Jill Levenson, Ph.D. Lynn University; Paul Zandbergen, Ph.D., Universtiy of New Mexico,; Timothy Hart, Ph.D., University of Nevada
Of all the sex offenders registered on the Florida Sex Offender Registryin 2004, 165 were rearrested in 2004-2005. This group formed the sample to study their residential proximity to places where children gather. Among the studies conclusions:
“Proximity to schools and daycares, with other risk factors being comparable, explains virtually none of the variation in sexual recidivism. Sex offenders who lived within closer proximity to schools and daycare centers did not reoffend more frequently than those who lived farther away. These data do not justify the widespread enactment of residential restrictions for sexual offenders. The time that police and probation officers spend addressing housing issues is likely to divert law enforcement resources away from behaviors that truly threaten our communities in order to attend to a problem that simply does not exist.”
Jill Levenson, Ph.D., LCSW, Lynn University, Boca Raton, FL
A study of 109 persons required to register in Broward County, Florida and the impacts of enacted residency restrictions. Among its findings:
“Residence restrictions appear to interfere with social support and stability for most registered sex offenders. Many reported transience as a result of housing restrictions, including multiple moves and homelessness.”

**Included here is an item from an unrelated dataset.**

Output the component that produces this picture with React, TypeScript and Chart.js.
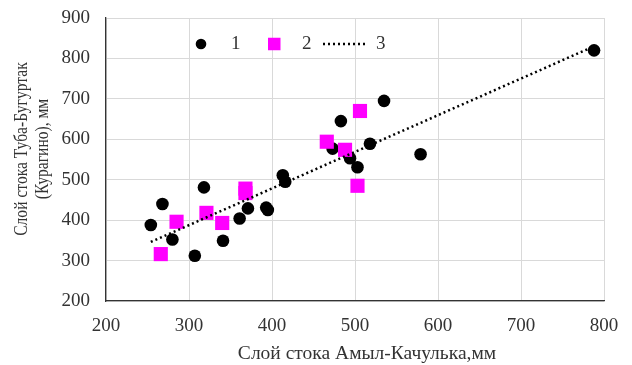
import { useEffect, useRef } from 'react';
import { Chart, registerables } from 'chart.js';

Chart.register(...registerables);

// Series 1 (black circles)
const series1X = [254, 268, 280, 307, 318, 341, 361, 371, 393, 395, 413, 416, 473, 483, 494, 503, 518, 535, 579, 788];
const series1Y = [388, 440, 352, 312, 481, 349, 404, 429, 431, 425, 511, 495, 577, 645, 553, 531, 589, 695, 563, 820];
// Series 2 (magenta squares)
const series2X = [266, 285, 321, 340, 368, 368, 466, 488, 503, 506];
const series2Y = [316, 396, 418, 393, 478, 467, 594, 574, 485, 670];
// Series 3 (linear trend, dotted)
const trendX = [254, 788];
const trendY = [346, 830];

const legendLabels = ['1', '2', '3'];
const xTitle = 'Слой стока Амыл-Качулька,мм';
const yTitleLines = ['Слой стока Туба-Бугуртак', '(Курагино), мм'];

const FONT_FAMILY = '"Liberation Serif", "Times New Roman", serif';
const TICK_SIZE = 19;
const XTITLE_SIZE = 19.5;
const YTITLE_SIZE = 19;
const TEXT_COLOR = '#333333';
const MAGENTA = '#FF00FF';

const overlayPlugin = {
  id: 'overlay',
  afterDraw(chart: any) {
    const ctx = chart.ctx as CanvasRenderingContext2D;
    const area = chart.chartArea;
    ctx.save();
    ctx.font = `${TICK_SIZE}px ${FONT_FAMILY}`;
    ctx.fillStyle = TEXT_COLOR;
    ctx.textBaseline = 'middle';

    // Legend
    const ly = area.top + 26;
    const lx = area.left;
    ctx.fillStyle = '#000';
    ctx.beginPath();
    ctx.arc(lx + 95, ly, 5.3, 0, Math.PI * 2);
    ctx.fill();
    ctx.fillStyle = TEXT_COLOR;
    ctx.textAlign = 'left';
    ctx.fillText(legendLabels[0], lx + 125, ly);
    ctx.fillStyle = MAGENTA;
    ctx.fillRect(lx + 162, ly - 6.25, 12.5, 12.5);
    ctx.fillStyle = TEXT_COLOR;
    ctx.fillText(legendLabels[1], lx + 196, ly);
    ctx.strokeStyle = '#000';
    ctx.lineWidth = 2.5;
    ctx.setLineDash([2, 3]);
    ctx.beginPath();
    ctx.moveTo(lx + 217, ly);
    ctx.lineTo(lx + 262, ly);
    ctx.stroke();
    ctx.setLineDash([]);
    ctx.fillText(legendLabels[2], lx + 270, ly);

    // X title
    ctx.font = `${XTITLE_SIZE}px ${FONT_FAMILY}`;
    ctx.textAlign = 'center';
    ctx.fillText(xTitle, 367, 354);

    // Y title (condensed as in the reference)
    ctx.font = `${YTITLE_SIZE}px ${FONT_FAMILY}`;
    const yCenters = [22, 43];
    yTitleLines.forEach((line, i) => {
      ctx.save();
      ctx.translate(yCenters[i], 149);
      ctx.rotate(-Math.PI / 2);
      ctx.scale(0.82, 1);
      ctx.fillText(line, 0, 0);
      ctx.restore();
    });

    ctx.restore();
  },
};

export default function App() {
  const canvasRef = useRef<HTMLCanvasElement | null>(null);

  useEffect(() => {
    document.body.style.margin = '0';
    const canvas = canvasRef.current;
    if (!canvas) return;
    const chart = new Chart(canvas, {
      type: 'scatter',
      data: {
        datasets: [
          {
            label: legendLabels[0],
            data: series1X.map((x, i) => ({ x, y: series1Y[i] })),
            backgroundColor: '#000',
            borderColor: '#000',
            pointRadius: 6.3,
            pointStyle: 'circle',
            borderWidth: 0,
            order: 2,
          },
          {
            label: legendLabels[1],
            data: series2X.map((x, i) => ({ x, y: series2Y[i] })),
            backgroundColor: MAGENTA,
            borderColor: MAGENTA,
            pointRadius: 10,
            pointStyle: 'rect',
            borderWidth: 0,
            order: 1,
          },
          {
            label: legendLabels[2],
            type: 'line',
            data: trendX.map((x, i) => ({ x, y: trendY[i] })),
            borderColor: '#000',
            borderWidth: 2.5,
            borderDash: [2, 3],
            pointRadius: 0,
            showLine: true,
            fill: false,
            order: 0,
          } as any,
        ],
      },
      options: {
        animation: false,
        responsive: false,
        maintainAspectRatio: false,
        layout: { padding: { left: 0, right: 28, top: 18, bottom: 0 } },
        plugins: {
          legend: { display: false },
          tooltip: { enabled: false },
        },
        scales: {
          x: {
            type: 'linear',
            min: 200,
            max: 800,
            ticks: {
              stepSize: 100,
              color: TEXT_COLOR,
              font: { family: FONT_FAMILY, size: TICK_SIZE },
              padding: 14,
              maxRotation: 0,
            },
            grid: { color: '#d9d9d9', lineWidth: 1, drawTicks: false },
            border: { color: '#333333', width: 1.3 },
            afterFit: (scale: any) => {
              scale.height = 64;
              scale.paddingLeft = 0;
              scale.paddingRight = 0;
            },
          },
          y: {
            type: 'linear',
            min: 200,
            max: 900,
            ticks: {
              stepSize: 100,
              color: TEXT_COLOR,
              font: { family: FONT_FAMILY, size: TICK_SIZE },
              padding: 16,
            },
            grid: { color: '#d9d9d9', lineWidth: 1, drawTicks: false },
            border: { color: '#333333', width: 1.3 },
            afterFit: (scale: any) => {
              scale.width = 106;
              scale.paddingTop = 0;
              scale.paddingBottom = 0;
            },
          },
        },
      },
      plugins: [overlayPlugin],
    });
    return () => chart.destroy();
  }, []);

  return (
    <div style={{ position: 'absolute', left: 0, top: 0, width: 632, height: 365, background: '#fff' }}>
      <canvas ref={canvasRef} width={632} height={365} />
    </div>
  );
}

“Residence restrictions were especially detrimental for younger offenders. They experienced more transience and homelessness, probably as a result of being unable to live with their families in residential neighborhoods near places where children gather. Similar findings were documented in Indiana (Levenson & Hern, 2007). Because most young adults are still dependent on their parents financially and psychologically, housing laws may be uniquely problematic for this subgroup.”

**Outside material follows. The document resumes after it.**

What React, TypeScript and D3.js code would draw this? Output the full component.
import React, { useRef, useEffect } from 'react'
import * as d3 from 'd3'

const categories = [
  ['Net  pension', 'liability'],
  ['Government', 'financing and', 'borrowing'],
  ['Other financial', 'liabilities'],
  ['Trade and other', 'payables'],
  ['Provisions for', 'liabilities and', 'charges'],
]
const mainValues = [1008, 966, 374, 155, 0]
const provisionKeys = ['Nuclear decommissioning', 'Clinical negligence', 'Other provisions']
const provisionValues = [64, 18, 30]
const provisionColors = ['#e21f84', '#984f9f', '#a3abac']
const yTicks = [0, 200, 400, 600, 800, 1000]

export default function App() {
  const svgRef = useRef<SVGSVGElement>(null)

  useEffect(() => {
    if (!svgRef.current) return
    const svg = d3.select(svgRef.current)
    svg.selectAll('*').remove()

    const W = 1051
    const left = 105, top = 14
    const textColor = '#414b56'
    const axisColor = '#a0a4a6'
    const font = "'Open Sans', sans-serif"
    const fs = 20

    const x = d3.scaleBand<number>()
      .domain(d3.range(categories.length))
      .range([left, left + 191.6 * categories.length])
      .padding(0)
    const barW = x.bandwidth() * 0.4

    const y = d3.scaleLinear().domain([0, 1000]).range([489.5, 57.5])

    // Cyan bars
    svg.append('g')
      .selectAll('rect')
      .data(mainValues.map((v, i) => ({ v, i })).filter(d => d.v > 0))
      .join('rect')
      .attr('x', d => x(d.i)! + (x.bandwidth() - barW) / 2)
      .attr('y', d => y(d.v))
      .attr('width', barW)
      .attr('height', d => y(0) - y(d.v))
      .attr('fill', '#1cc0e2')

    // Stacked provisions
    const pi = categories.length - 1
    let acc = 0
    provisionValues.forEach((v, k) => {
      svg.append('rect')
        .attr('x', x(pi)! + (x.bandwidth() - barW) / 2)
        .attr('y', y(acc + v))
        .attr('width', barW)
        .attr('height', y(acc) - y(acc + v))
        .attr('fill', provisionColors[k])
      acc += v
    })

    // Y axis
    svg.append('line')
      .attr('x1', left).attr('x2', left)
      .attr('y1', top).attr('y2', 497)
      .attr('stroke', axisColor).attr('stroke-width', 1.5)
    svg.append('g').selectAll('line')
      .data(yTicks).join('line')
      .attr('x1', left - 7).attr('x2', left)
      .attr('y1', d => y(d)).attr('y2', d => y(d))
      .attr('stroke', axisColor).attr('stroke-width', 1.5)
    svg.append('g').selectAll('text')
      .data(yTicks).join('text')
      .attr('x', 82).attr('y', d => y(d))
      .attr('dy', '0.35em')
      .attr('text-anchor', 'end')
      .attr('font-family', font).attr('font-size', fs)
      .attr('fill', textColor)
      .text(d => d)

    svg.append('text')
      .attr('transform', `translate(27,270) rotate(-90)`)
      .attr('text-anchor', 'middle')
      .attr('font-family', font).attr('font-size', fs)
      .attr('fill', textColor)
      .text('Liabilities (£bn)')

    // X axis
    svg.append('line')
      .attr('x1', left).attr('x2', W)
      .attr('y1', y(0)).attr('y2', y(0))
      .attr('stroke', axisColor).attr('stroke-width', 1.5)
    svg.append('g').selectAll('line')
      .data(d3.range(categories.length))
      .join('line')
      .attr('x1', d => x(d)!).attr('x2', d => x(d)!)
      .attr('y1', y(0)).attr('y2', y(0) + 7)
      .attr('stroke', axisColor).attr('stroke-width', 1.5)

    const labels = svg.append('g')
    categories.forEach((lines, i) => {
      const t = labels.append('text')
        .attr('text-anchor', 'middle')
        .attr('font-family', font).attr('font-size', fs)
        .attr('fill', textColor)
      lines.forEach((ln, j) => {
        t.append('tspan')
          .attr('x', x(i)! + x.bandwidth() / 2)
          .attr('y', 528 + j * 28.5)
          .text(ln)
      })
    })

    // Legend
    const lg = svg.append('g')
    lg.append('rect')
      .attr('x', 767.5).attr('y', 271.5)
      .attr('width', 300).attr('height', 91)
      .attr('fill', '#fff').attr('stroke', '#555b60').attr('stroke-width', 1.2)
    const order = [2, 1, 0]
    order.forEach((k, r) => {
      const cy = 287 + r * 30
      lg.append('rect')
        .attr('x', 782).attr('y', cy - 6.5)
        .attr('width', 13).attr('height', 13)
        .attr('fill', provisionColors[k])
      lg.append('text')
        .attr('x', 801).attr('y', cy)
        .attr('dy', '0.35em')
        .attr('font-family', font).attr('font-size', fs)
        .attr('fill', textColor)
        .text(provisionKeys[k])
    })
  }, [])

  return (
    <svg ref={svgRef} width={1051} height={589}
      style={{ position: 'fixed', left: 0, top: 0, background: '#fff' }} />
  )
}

Office of Justice Programs, U.S. Department of Justice
A policy paper indicating the particular problem that residency restrictions present in urbanized areas, where overlapping safety zones often resulting in entire municipalities being off limits. From the report:
“If unable to find legal housing, offenders may report false addresses, become homeless or go underground. Others may be forced to live in rural areas with less access to employment or mental health services. Even in rural areas where schools and day care centers are more geographically dispersed, most unrestricted land is forest or farmland.”
Minnesota Department of Corrections
This study examined sex offender recidivism and the effect of residency laws. Between 1990 and 2002, 3,166 sex offenders were released from state prisons, of which 224 were returned to prison for a new sex crime through 2006. The report states:
“Not one of the 224 sex offenses would likely have been deterred by a residency restrictions law. Only 79 (35 percent) of the cases involved offenders who established direct contact with their victims... A juvenile was the victim in 16 of the 28 cases. But none of the 16 cases involved offenders who established victim contact near a school, park, or other prohibited area. …even when offenders established direct contact with victims, they were unlikely to do so close to where they lived. This may be due mostly to the fact that offenders are more likely to be recognized within their own neighborhoods. As a result, when direct contact offenders look for a victim, they are more likely to go to an area relatively close to home (i.e. within 20 miles of their residence), but still far enough away (i.e. more than one mile) to decrease the chances of being recognized.”